ですのでキーワード設定の進め方としては、
- コンバージョンしやすいであろうキーワードを完全一致/フレーズ一致で設定する
- クリックやコンバージョンのデータが蓄積される
- インテント マッチ(旧部分一致)で拡張していく
が王道な気もしますが、状況によってもとるべき選択が変わってきます。
CPAやクリック単価が高い場合には完全一致やフレーズ一致と個別入札でコントロールしたいこともありますし、コンバージョンの数が重要な場合は積極的に部分一致に移行すべきかもしれません。
番外編:除外キーワードを設定する
使用するキーワードやその数、マッチタイプに関係なく除外キーワードの設定は必須の作業です。配信を開始してから検索語句を確認し除外していってもいいですし、配信前に予想できるものがあれば事前に除外しておけば無駄な支出が省けます。
サービスやランディングページよって除外の対象となる語句は異なりますが、
- 「〜とは」や「事例」のような調査系のキーワード
- 有償サービスの「無料」や場合によっては「格安」など
- 類似するが扱っていないサービス
といった語句が除外されやすいものです。
キーワードの検索回数をツールで調べる
キーワードとして設定してもユーザーが関連する語句で検索しなければが表示もクリックもされません。特にニッチな業界や商品、ターゲットとなるユーザーがどれくらいいるのか未知数の場合には事前にツールで把握しておくと便利です。

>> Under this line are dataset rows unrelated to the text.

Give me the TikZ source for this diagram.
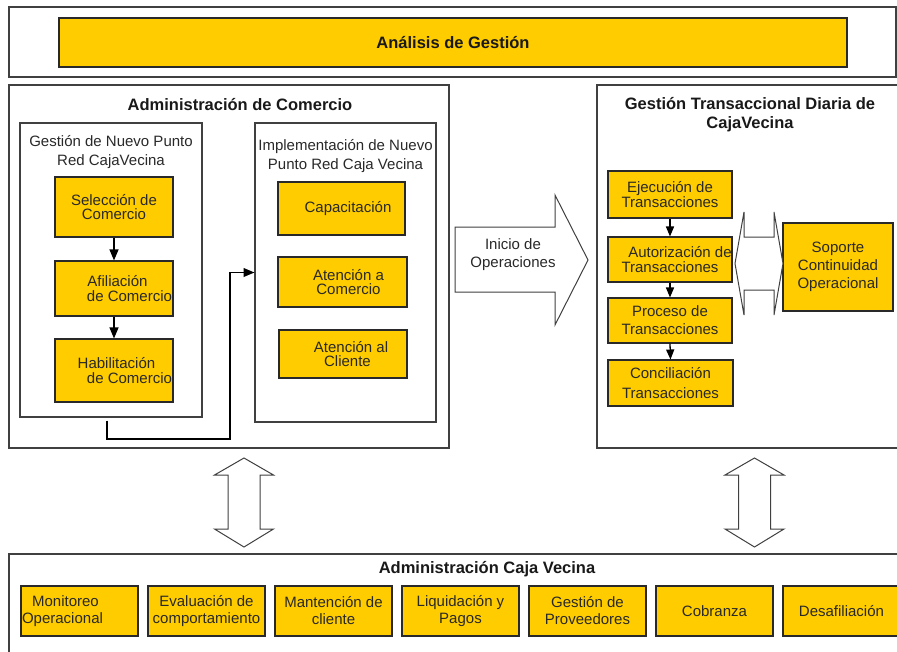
\documentclass[tikz,border=0pt]{standalone}
\usepackage{fontspec}
\setmainfont{Liberation Sans}
\usetikzlibrary{arrows}
\definecolor{cajayellow}{rgb}{1,0.8,0}
\definecolor{framegray}{rgb}{0.25,0.25,0.25}
\definecolor{inkgray}{rgb}{0.16,0.16,0.16}
\newcommand{\tightlines}{\lineskiplimit-20pt\relax}

\begin{document}
\begin{tikzpicture}[x=1pt,y=-1pt,
  panel/.style={draw=framegray, line width=1.3pt, fill=white},
  ybox/.style={draw=inkgray, line width=1.2pt, fill=cajayellow, inner sep=0pt,
    align=center, text=inkgray, font=\fontsize{15}{14.5}\selectfont\tightlines},
  heading/.style={align=center, text=black!90, inner sep=0pt,
    font=\bfseries\fontsize{16.5}{19}\selectfont},
  subheading/.style={align=center, text=inkgray, inner sep=0pt,
    font=\fontsize{15}{19}\selectfont},
  flow/.style={-triangle 45, line width=1.6pt},
  block/.style={draw=framegray, line width=1pt, fill=white, line join=miter}]
  \useasboundingbox (0,0) rectangle (897,651);

  \draw[panel] (9,7) rectangle (896,77);
  \node[ybox, minimum width=788, minimum height=49,
    font=\bfseries\fontsize{16.5}{19}\selectfont, text=black!90] (analisis) at (453,42.5) {Análisis de Gestión};

  \draw[panel] (9,85) rectangle (449,448);
  \node[heading] (comercio) at (240,105) {Administración de Comercio};
  \node[panel, minimum width=182, minimum height=294] (gnp) at (111,270) {};
  \node[panel, minimum width=181, minimum height=299] (inp) at (345.5,272.5) {};
  \node[subheading] (gnptitle) at (111,152.5) {Gestión de Nuevo Punto\\Red CajaVecina};
  \node[subheading] (inptitle) at (345.5,156.5) {Implementación de Nuevo\\Punto Red Caja Vecina};

  \node[ybox, minimum width=118, minimum height=60] (selec) at (114,207) {Selección de\\Comercio};
  \node[ybox, minimum width=118, minimum height=55] (afil) at (114,288.5) {\hspace*{7pt}Afiliación\\\hspace*{31pt}de Comercio};
  \node[ybox, minimum width=118, minimum height=63] (habil) at (114,370.5) {\hspace*{5pt}Habilitación\\\hspace*{31pt}de Comercio};
  \foreach \a/\b in {selec/afil, afil/habil}
    \draw[flow] (\a.south) -- (\b.north);

  \node[ybox, minimum width=127, minimum height=53] (capac) at (341.5,208.5) {\hspace*{13pt}Capacitación};
  \node[ybox, minimum width=129, minimum height=50] (atcom) at (342.5,282) {\hspace*{12pt}Atención a\\\hspace*{12pt}Comercio};
  \node[ybox, minimum width=128, minimum height=48] (atcli) at (343,354) {\hspace*{16pt}Atención al\\\hspace*{9pt}Cliente};

  \coordinate (elbow) at (230,439);
  \draw[flow, line width=1.5pt] ([xshift=-4pt,yshift=-3pt]gnp.south) |- (elbow) |- (inp.west);

  \draw[block] (455,227) -- (555,227) -- (555,195) -- (588,260) -- (555,325)
    -- (555,292) -- (455,292) -- cycle;
  \node[subheading, font=\fontsize{15}{18}\selectfont] (inicio) at (513,255) {Inicio de\\Operaciones};

  \draw[panel] (597,85) rectangle (905,448);
  \node[heading] (diaria) at (750,114.5) {Gestión Transaccional Diaria de\\CajaVecina};
  \node[ybox, minimum width=124, minimum height=47] (ejec) at (670,194.5) {Ejecución de\\Transacciones};
  \node[ybox, minimum width=124, minimum height=45, font=\fontsize{15}{15.5}\selectfont\tightlines]
    (autor) at (670,259.5) {\hspace*{20pt}Autorización de\\Transacciones};
  \node[ybox, minimum width=124, minimum height=45, font=\fontsize{15}{18}\selectfont] (proc) at (670,320.5) {Proceso de\\Transacciones};
  \node[ybox, minimum width=125, minimum height=46, font=\fontsize{15}{20}\selectfont] (conc) at (670.5,383) {Conciliación\\Transacciones};
  \foreach \a/\b in {ejec/autor, autor/proc, proc/conc}
    \draw[flow, line width=1.3pt] (\a.south) -- (\b.north);
  \node[ybox, minimum width=110, minimum height=88, font=\fontsize{15}{18}\selectfont] (soporte) at (838,267) {Soporte\\Continuidad\\Operacional};

  \draw[block] (735,263.5) -- (744,212) -- (744,237) -- (774,237) -- (774,212) -- (783,263.5)
    -- (774,315) -- (774,290) -- (744,290) -- (744,315) -- cycle;

  \foreach \cx in {244, 754.5} {
    \draw[block] (\cx,458) -- (\cx+29.5,475) -- (\cx+16,475) -- (\cx+16,529) -- (\cx+29.5,529)
      -- (\cx,547) -- (\cx-29.5,529) -- (\cx-16,529) -- (\cx-16,475) -- (\cx-29.5,475) -- cycle;
  }

  \draw[panel] (9,554) rectangle (905,700);
  \node[heading] (cajavecina) at (487,569) {Administración Caja Vecina};
  \foreach \t [count=\i from 0] in {{Monitoreo\hspace*{28pt}\\Operacional\hspace*{34pt}},
      {Evaluación de\\comportamiento}, {Mantención de\\cliente}, {Liquidación y\\Pagos},
      {Gestión de\\Proveedores}, {Cobranza}, {Desafiliación}}
    \node[ybox, minimum width=117, minimum height=50, font=\fontsize{15}{17}\selectfont]
      (adm\i) at (79.5+127*\i,611) {\t};
\end{tikzpicture}
\end{document}
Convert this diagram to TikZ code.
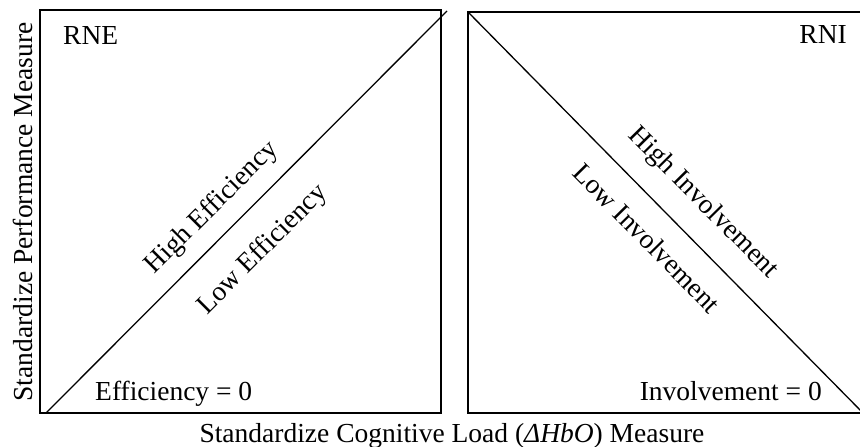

公式のツールであるキーワードプランナーや類似する外部ツールを利用すれば、設定しようとしているキーワードに関連する語句が実際どれくらい検索されているのかがわかります。検索回数と合わせてクリック単価の概算も把握できるので、「広告はじめたけど誰もクリックしない」「クリック単価がこんなに高いと思わなかった」という事態を少しは回避することも可能です。
リスティング広告のクリック単価やツールについて下記のページで解説しています。
関連記事:【業種別】リスティング広告のCPC(クリック単価)相場を解説
キーワード設計の結論
リスティング広告のキーワードの仕組みから失敗例・注意点を説明しました。
それでもより具体的に「実際にはどうすればいいのか」を知りたい人のために例をあげてみます。
ひとつの商品・サービスであれば5〜10個くらいのキーワードを出せば概ね問題ありません。予算が大きくなれば設定するキーワードも増えそうですが、予算と必要なキーワード数は関係なく月予算500万でも10個のキーワードでうまくいっているアカウントも珍しくありません。
予想クリック単価(入札単価)と1日の予算を比較して、予算を数クリックで使い切ってしまう場合や月間10コンバージョンに満たなそうな場合は完全一致やフレーズ一致から始めるのがよいでしょう。月間30CVくらい取れる予算があれば最初からインテント マッチ(旧部分一致)でもよさそうです。
ただこれも一例であり、最適なキーワード数やマッチタイプはサービスや予算によっても変わるので「アカウントによる」としか言えません。同キーワードが各マッチタイプで登録されていたり意味が重複するような明らかに無駄なキーワードが設定されているなどの失敗はありますが、絶対にこうしておけばよいという正解はないのが難しいところです。
個別クリック単価制であれば継続的な入札単価調整が必要になりますが、ある程度安定した自動入札キャンペーンであればキーワード周りの運用にそこまで時間をかけるべきではありません。それよりも広告文やランディングページにリソースを割くべきです。
成果を悪くするキーワード設計の失敗はありますが、キーワード選びだけで他社よりも圧倒的に成果がよくなることは考えにくいです。ある程度考えたら配信を開始してしまって、数値や検索語句をみながら追加・除外・単価調整を行っていくべきでしょう。